Given data:
········
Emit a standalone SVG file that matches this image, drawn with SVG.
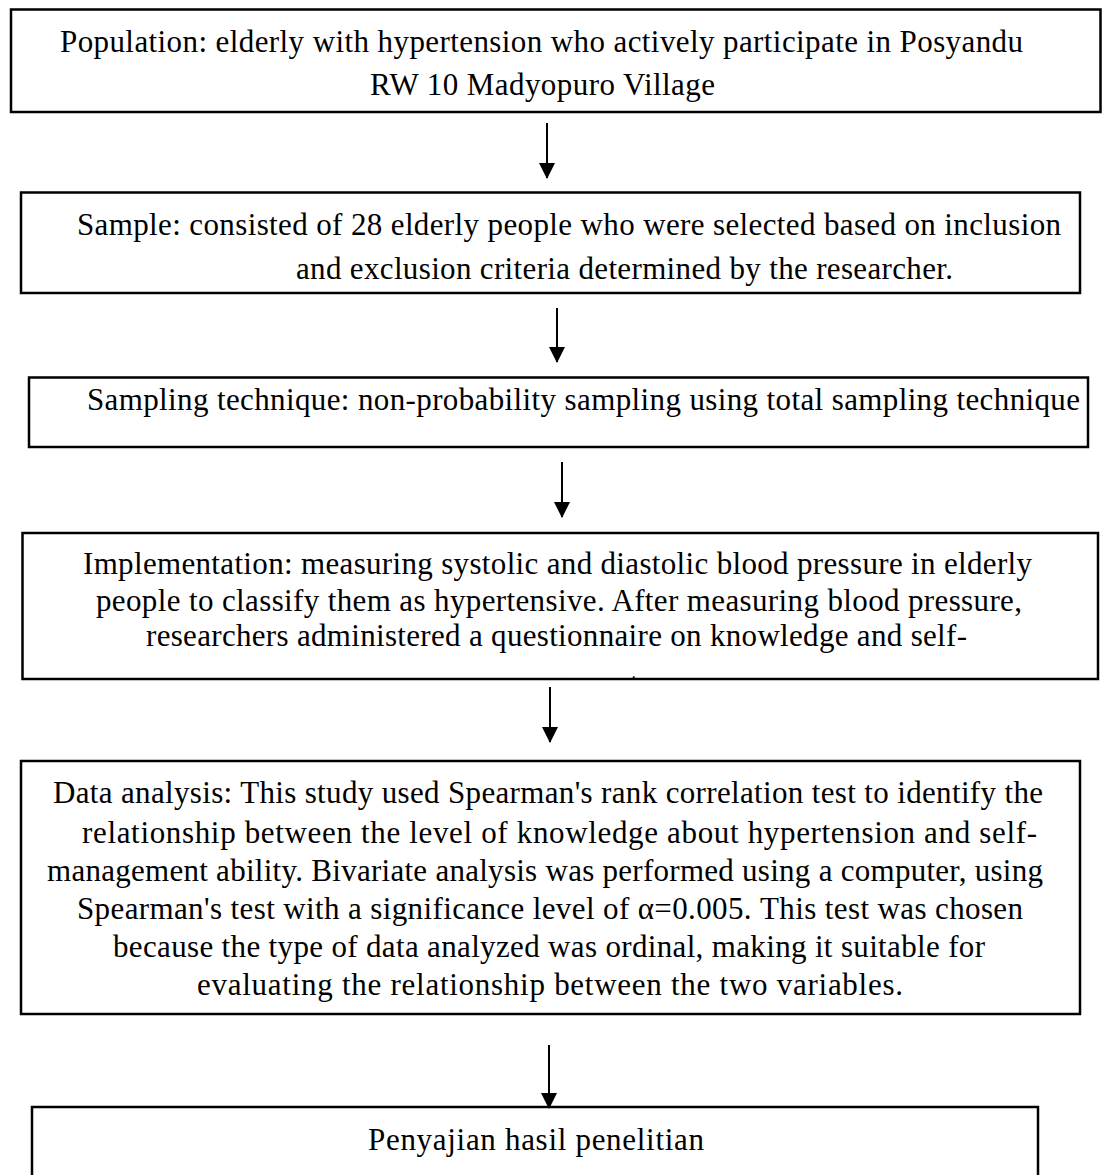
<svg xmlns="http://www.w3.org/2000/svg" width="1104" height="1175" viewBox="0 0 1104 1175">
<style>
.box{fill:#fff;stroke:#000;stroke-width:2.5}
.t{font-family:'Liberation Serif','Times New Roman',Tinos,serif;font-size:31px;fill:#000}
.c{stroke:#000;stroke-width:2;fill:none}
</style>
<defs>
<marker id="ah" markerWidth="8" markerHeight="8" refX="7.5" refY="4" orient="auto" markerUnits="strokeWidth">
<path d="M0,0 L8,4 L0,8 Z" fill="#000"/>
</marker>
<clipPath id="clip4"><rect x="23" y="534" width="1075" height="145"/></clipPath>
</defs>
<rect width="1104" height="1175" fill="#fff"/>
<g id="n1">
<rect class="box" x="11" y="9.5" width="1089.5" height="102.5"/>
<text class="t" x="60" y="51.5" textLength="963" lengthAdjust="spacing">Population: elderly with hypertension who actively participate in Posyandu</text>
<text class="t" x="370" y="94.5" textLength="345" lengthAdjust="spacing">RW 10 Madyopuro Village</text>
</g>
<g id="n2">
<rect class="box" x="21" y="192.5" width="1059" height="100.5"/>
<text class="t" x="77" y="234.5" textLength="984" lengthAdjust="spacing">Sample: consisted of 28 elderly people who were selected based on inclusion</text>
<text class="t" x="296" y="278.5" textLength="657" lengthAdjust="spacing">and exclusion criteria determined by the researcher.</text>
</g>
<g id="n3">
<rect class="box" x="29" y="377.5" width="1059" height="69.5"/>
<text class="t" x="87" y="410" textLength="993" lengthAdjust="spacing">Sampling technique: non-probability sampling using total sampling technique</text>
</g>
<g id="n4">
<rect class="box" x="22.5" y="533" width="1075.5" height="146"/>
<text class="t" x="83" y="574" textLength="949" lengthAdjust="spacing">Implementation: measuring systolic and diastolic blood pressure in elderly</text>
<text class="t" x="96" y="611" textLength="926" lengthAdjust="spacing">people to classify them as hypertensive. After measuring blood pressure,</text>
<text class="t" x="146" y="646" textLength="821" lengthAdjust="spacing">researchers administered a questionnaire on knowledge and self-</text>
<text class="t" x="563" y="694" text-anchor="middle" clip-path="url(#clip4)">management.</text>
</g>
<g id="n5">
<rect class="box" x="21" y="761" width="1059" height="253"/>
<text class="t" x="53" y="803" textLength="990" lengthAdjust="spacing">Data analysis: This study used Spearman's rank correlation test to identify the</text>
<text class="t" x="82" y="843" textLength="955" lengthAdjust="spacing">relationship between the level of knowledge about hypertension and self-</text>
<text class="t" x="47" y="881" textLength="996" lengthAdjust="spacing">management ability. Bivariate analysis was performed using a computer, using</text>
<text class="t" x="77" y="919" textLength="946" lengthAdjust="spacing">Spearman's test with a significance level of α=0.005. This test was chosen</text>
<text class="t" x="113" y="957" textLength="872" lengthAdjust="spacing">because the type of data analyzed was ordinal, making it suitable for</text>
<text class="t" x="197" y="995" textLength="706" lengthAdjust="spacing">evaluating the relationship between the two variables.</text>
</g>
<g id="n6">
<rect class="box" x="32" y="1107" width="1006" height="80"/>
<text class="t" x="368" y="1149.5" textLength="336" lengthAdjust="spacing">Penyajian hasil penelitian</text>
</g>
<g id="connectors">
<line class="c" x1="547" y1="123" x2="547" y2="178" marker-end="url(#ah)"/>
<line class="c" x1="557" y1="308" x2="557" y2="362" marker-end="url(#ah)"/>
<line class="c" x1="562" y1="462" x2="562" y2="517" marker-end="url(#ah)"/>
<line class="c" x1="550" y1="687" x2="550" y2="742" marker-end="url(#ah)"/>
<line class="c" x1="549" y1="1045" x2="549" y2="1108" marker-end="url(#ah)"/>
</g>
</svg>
········
Task to carry out: From the material above, copy everything exactly but the pictures.

Expected output:
Emit a standalone SVG file that matches this image, drawn with SVG.
<svg xmlns="http://www.w3.org/2000/svg" width="1104" height="1175" viewBox="0 0 1104 1175">
<style>
.box{fill:#fff;stroke:#000;stroke-width:2.5}
.t{font-family:'Liberation Serif','Times New Roman',Tinos,serif;font-size:31px;fill:#000}
.c{stroke:#000;stroke-width:2;fill:none}
</style>
<defs>
<marker id="ah" markerWidth="8" markerHeight="8" refX="7.5" refY="4" orient="auto" markerUnits="strokeWidth">
<path d="M0,0 L8,4 L0,8 Z" fill="#000"/>
</marker>
<clipPath id="clip4"><rect x="23" y="534" width="1075" height="145"/></clipPath>
</defs>
<rect width="1104" height="1175" fill="#fff"/>
<g id="n1">
<rect class="box" x="11" y="9.5" width="1089.5" height="102.5"/>
<text class="t" x="60" y="51.5" textLength="963" lengthAdjust="spacing">Population: elderly with hypertension who actively participate in Posyandu</text>
<text class="t" x="370" y="94.5" textLength="345" lengthAdjust="spacing">RW 10 Madyopuro Village</text>
</g>
<g id="n2">
<rect class="box" x="21" y="192.5" width="1059" height="100.5"/>
<text class="t" x="77" y="234.5" textLength="984" lengthAdjust="spacing">Sample: consisted of 28 elderly people who were selected based on inclusion</text>
<text class="t" x="296" y="278.5" textLength="657" lengthAdjust="spacing">and exclusion criteria determined by the researcher.</text>
</g>
<g id="n3">
<rect class="box" x="29" y="377.5" width="1059" height="69.5"/>
<text class="t" x="87" y="410" textLength="993" lengthAdjust="spacing">Sampling technique: non-probability sampling using total sampling technique</text>
</g>
<g id="n4">
<rect class="box" x="22.5" y="533" width="1075.5" height="146"/>
<text class="t" x="83" y="574" textLength="949" lengthAdjust="spacing">Implementation: measuring systolic and diastolic blood pressure in elderly</text>
<text class="t" x="96" y="611" textLength="926" lengthAdjust="spacing">people to classify them as hypertensive. After measuring blood pressure,</text>
<text class="t" x="146" y="646" textLength="821" lengthAdjust="spacing">researchers administered a questionnaire on knowledge and self-</text>
<text class="t" x="563" y="694" text-anchor="middle" clip-path="url(#clip4)">management.</text>
</g>
<g id="n5">
<rect class="box" x="21" y="761" width="1059" height="253"/>
<text class="t" x="53" y="803" textLength="990" lengthAdjust="spacing">Data analysis: This study used Spearman's rank correlation test to identify the</text>
<text class="t" x="82" y="843" textLength="955" lengthAdjust="spacing">relationship between the level of knowledge about hypertension and self-</text>
<text class="t" x="47" y="881" textLength="996" lengthAdjust="spacing">management ability. Bivariate analysis was performed using a computer, using</text>
<text class="t" x="77" y="919" textLength="946" lengthAdjust="spacing">Spearman's test with a significance level of α=0.005. This test was chosen</text>
<text class="t" x="113" y="957" textLength="872" lengthAdjust="spacing">because the type of data analyzed was ordinal, making it suitable for</text>
<text class="t" x="197" y="995" textLength="706" lengthAdjust="spacing">evaluating the relationship between the two variables.</text>
</g>
<g id="n6">
<rect class="box" x="32" y="1107" width="1006" height="80"/>
<text class="t" x="368" y="1149.5" textLength="336" lengthAdjust="spacing">Penyajian hasil penelitian</text>
</g>
<g id="connectors">
<line class="c" x1="547" y1="123" x2="547" y2="178" marker-end="url(#ah)"/>
<line class="c" x1="557" y1="308" x2="557" y2="362" marker-end="url(#ah)"/>
<line class="c" x1="562" y1="462" x2="562" y2="517" marker-end="url(#ah)"/>
<line class="c" x1="550" y1="687" x2="550" y2="742" marker-end="url(#ah)"/>
<line class="c" x1="549" y1="1045" x2="549" y2="1108" marker-end="url(#ah)"/>
</g>
</svg>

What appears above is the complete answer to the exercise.